Indeed, Iran has consistently delivered weapons to the Assad regime, while also supplying the Syrian dictator with troops and trainers as he seeks to regain control over the country by establishing a monopoly on the use of force, often with brutal results.

That threat of an American-Iranian conflagration remains poignant after Iran launched six ballistic missiles from Kermanshah province in western Iran at Islamic State positions near Hanjin, Syria, one of the last relative strongholds for the diminished group. A statement by the Islamic Revolutionary Guard Corps (IRGC) said those targeted were ‘takfiri terrorists’ and that several of them were killed in the attack. The statement also said that Iranian drones were then used after the missile strikes. The killing of a small number of Islamic State foot soldiers via ballistic missiles is a clear indication that the strike was intended for an audience other than the Islamic State. With the strike, Iran sought to remind the U.S. and others (including Israel) that it has the wherewithal to author a credible ballistic missile capability outside its borders. As further evidence, just last week, the IRGC launched ballistic missiles at Kurdish militants in Iraq.

It is unlikely that Iran would directly attack U.S. forces or U.S.-led forces. It has more than enough proxy capability in Syria to avoid such a direct confrontation.  It is also unlikely that it would ‘use’ Hezbollah for any such attack, given the consequences.  Far more likely, however,  is an unattributed attack or actions undertaken in the so-called ‘gray zone’ against U.S. interests in Syria.

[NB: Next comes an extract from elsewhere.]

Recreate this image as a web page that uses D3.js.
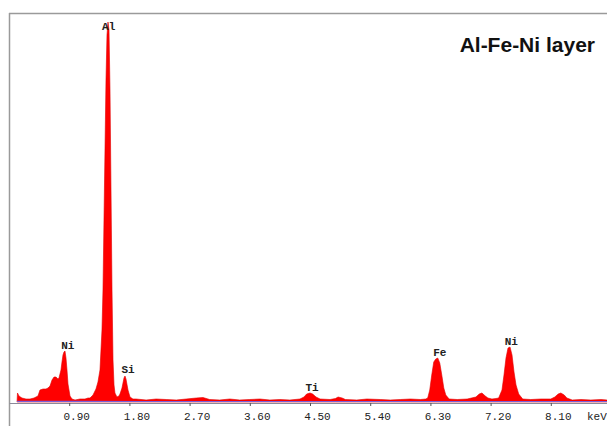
<!DOCTYPE html>
<html>
<head>
<meta charset="utf-8">
<script src="https://cdn.jsdelivr.net/npm/d3@7"></script>
<style>
  html, body { margin: 0; padding: 0; background: #fff; }
  svg { display: block; }
  .peak-label { font-family: 'Liberation Mono', 'DejaVu Sans Mono', monospace; font-size: 11px; font-weight: bold; fill: #222; }
  .tick text { font-family: 'Liberation Mono', 'DejaVu Sans Mono', monospace; font-size: 11px; fill: #222; }
</style>
</head>
<body>
<div id="chart"></div>
<script>
// spectrum: energy (keV) and counts (arbitrary units)
const energies = [
  0.120, 0.127, 0.149, 0.194, 0.254, 0.314, 0.374, 0.433, 0.463, 0.508, 0.553, 0.583,
  0.613, 0.643, 0.673, 0.703, 0.732, 0.747, 0.777, 0.792, 0.807, 0.822, 0.837, 0.852,
  0.867, 0.882, 0.912, 0.942, 0.987, 1.061, 1.136, 1.181, 1.211, 1.256, 1.300, 1.330,
  1.360, 1.390, 1.405, 1.420, 1.435, 1.450, 1.465, 1.480, 1.495, 1.510, 1.525, 1.540,
  1.555, 1.570, 1.584, 1.614, 1.644, 1.659, 1.689, 1.719, 1.734, 1.749, 1.779, 1.809,
  1.853, 1.90, 2.05, 2.20, 2.35, 2.50, 2.65, 2.80, 2.90, 3.00, 3.15, 3.30, 3.45, 3.60,
  3.75, 3.90, 4.05, 4.20, 4.35, 4.41, 4.45, 4.50, 4.54, 4.59, 4.65, 4.80, 4.88, 4.92,
  4.98, 5.03, 5.20, 5.35, 5.55, 5.70, 5.85, 6.00, 6.15, 6.23, 6.26, 6.29, 6.32, 6.35,
  6.38, 6.41, 6.44, 6.47, 6.50, 6.53, 6.58, 6.70, 6.85, 6.98, 7.03, 7.07, 7.12, 7.16,
  7.22, 7.28, 7.32, 7.37, 7.40, 7.43, 7.46, 7.49, 7.52, 7.55, 7.58, 7.62, 7.68, 7.80,
  7.95, 8.10, 8.16, 8.21, 8.25, 8.30, 8.34, 8.42, 8.55, 8.70, 8.85, 8.94
];
const counts = [
  0, 90, 60, 40, 30, 30, 40, 60, 120, 130, 130, 140,
  160, 220, 250, 250, 230, 240, 320, 400, 470, 500, 510, 440,
  320, 180, 60, 30, 20, 30, 30, 40, 40, 70, 130, 200,
  320, 720, 1120, 1820, 2520, 3220, 3670, 3800, 3720, 3120, 2120, 1120,
  420, 170, 90, 50, 60, 80, 140, 240, 260, 230, 120, 50,
  30, 30, 20, 30, 25, 20, 30, 40, 45, 25, 20, 30, 20, 25,
  30, 20, 25, 20, 30, 50, 80, 90, 80, 50, 30, 25, 35, 50,
  40, 25, 20, 30, 25, 20, 25, 30, 25, 30, 40, 120, 270, 400,
  430, 440, 390, 270, 140, 70, 30, 25, 30, 50, 80, 90, 60, 40,
  30, 35, 40, 120, 270, 440, 540, 550, 470, 300, 170, 80, 30, 25,
  30, 30, 50, 80, 90, 70, 40, 20, 25, 20, 25, 20
];

// background fit line
const bgEnergies = [0.12, 1.0, 2.0, 3.0, 4.0, 5.0, 6.0, 7.0, 8.0, 8.94];
const bgCounts = [6, 6, 5, 5, 5, 5, 5, 5, 5, 5];

// peak labels
const peakNames = ['Al', 'Ni', 'Si', 'Ti', 'Fe', 'Ni'];
const peakEnergies = [1.49, 0.88, 1.78, 4.53, 6.44, 7.51];
const peakLabelCounts = [3720, 530, 290, 110, 460, 570];

const tickValues = [0.9, 1.8, 2.7, 3.6, 4.5, 5.4, 6.3, 7.2, 8.1];
const title = 'Al-Fe-Ni layer';
const unitLabel = 'keV';

const width = 607, height = 426;

const svg = d3.select('#chart')
  .append('svg')
  .attr('width', width)
  .attr('height', height);

const x = d3.scaleLinear().domain([0, 8.94]).range([9, 607]);
const y = d3.scaleLinear().domain([0, 3890]).range([402, 13]);

// frame (top and left only)
svg.append('line')
  .attr('x1', 9).attr('x2', width)
  .attr('y1', 13.5).attr('y2', 13.5)
  .attr('stroke', '#9a9a9a').attr('stroke-width', 1.5);
svg.append('line')
  .attr('x1', 9.5).attr('x2', 9.5)
  .attr('y1', 13).attr('y2', height)
  .attr('stroke', '#9a9a9a').attr('stroke-width', 1.5);

const data = energies.map((e, i) => ({e, c: counts[i]}));

const area = d3.area()
  .x(d => x(d.e))
  .y0(y(0))
  .y1(d => y(d.c));

svg.append('path')
  .datum(data)
  .attr('fill', '#ff0000')
  .attr('stroke', '#e00000')
  .attr('stroke-width', 0.6)
  .attr('d', area);

// axis
const axis = d3.axisBottom(x)
  .tickValues(tickValues)
  .tickSize(3)
  .tickSizeOuter(0)
  .tickFormat(d3.format('.2f'));

const gAxis = svg.append('g')
  .attr('transform', `translate(0,${y(0) + 1})`)
  .call(axis);
gAxis.select('.domain').attr('stroke', '#8a8a9a').attr('stroke-width', 1);
gAxis.selectAll('.tick line').attr('stroke', '#555');
gAxis.selectAll('.tick text')
  .attr('x', 7)
  .attr('y', 17)
  .attr('dy', 0);

// background line
const bgLine = d3.line()
  .x((d, i) => x(bgEnergies[i]))
  .y(d => y(d));
svg.append('path')
  .datum(bgCounts)
  .attr('fill', 'none')
  .attr('stroke', '#7a5fd8')
  .attr('stroke-width', 1.2)
  .attr('d', bgLine);

svg.append('text')
  .attr('class', 'peak-label')
  .attr('x', 587)
  .attr('y', 420)
  .style('font-weight', 'normal')
  .text(unitLabel);

// peak labels
svg.selectAll('.peak')
  .data(peakNames)
  .enter()
  .append('text')
  .attr('class', 'peak-label')
  .attr('text-anchor', 'middle')
  .attr('x', (d, i) => x(peakEnergies[i]))
  .attr('y', (d, i) => y(peakLabelCounts[i]))
  .text(d => d);

svg.append('text')
  .attr('x', 595)
  .attr('y', 52)
  .attr('text-anchor', 'end')
  .style('font-family', "'Liberation Sans', Arial, sans-serif")
  .style('font-weight', 'bold')
  .style('font-size', '21px')
  .attr('fill', '#111')
  .text(title);
</script>
</body>
</html>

These attacks could involve Iranian-supplied missiles or not, depending on how strong or obvious Iran wants the connection to be. The U.S. has publicly warned the mullahs that any attack by Iran or its proxies would have severe repercussions.  At the United Nations last week, National Security Advisor John Bolton warned Iran that “if you cross us, our allies, or our partners; if you harm our citizens; if you continue to lie, cheat, and deceive, yes, there will indeed be hell to pay.” The sabre rattling at the UN should not be dismissed as mere posturing. The conflict grows more complicated as the fight between the Assad regime and the rebels grows more one-sided in Assad’s favor.

The U.S. had initially justified its military operations, and then a military presence in Syria, on the broadly interpreted 2001 Authorization for the Use of Military Force against Terrorists (AUMF). It has essentially abandoned that veneer of authorization and is now openly declaring that it will stay in Syria until Iranian forces and their proxies depart. But this seems highly unlikely, as Iran has maintained a military presence in Syria for decades and is its main conduit for supporting and arming Hezbollah and other groups. Tehran isn’t going to leave Syria because of U.S. pressure, and likely will increase its presence precisely because of the U.S. presence. This could lead to a long-term stalemate in which the two sides justify their presence by the presence of the other.

Compounding the difficulty, is that the U.S. deployed troops to Syria, despite the opposition of the Assad regime. Washington is hopeful that a future negotiated political settlement to the Syrian civil war includes a mechanism for a continued American presence throughout small pockets of the country. However, as of late 2018, American leverage has arguably reached a nadir. Moreover, the longer the U.S. military keeps forces in Syria, the higher the likelihood of direct skirmishes with Iranian forces or their allies, that have the potential to escalate the conflict beyond Syria’s borders.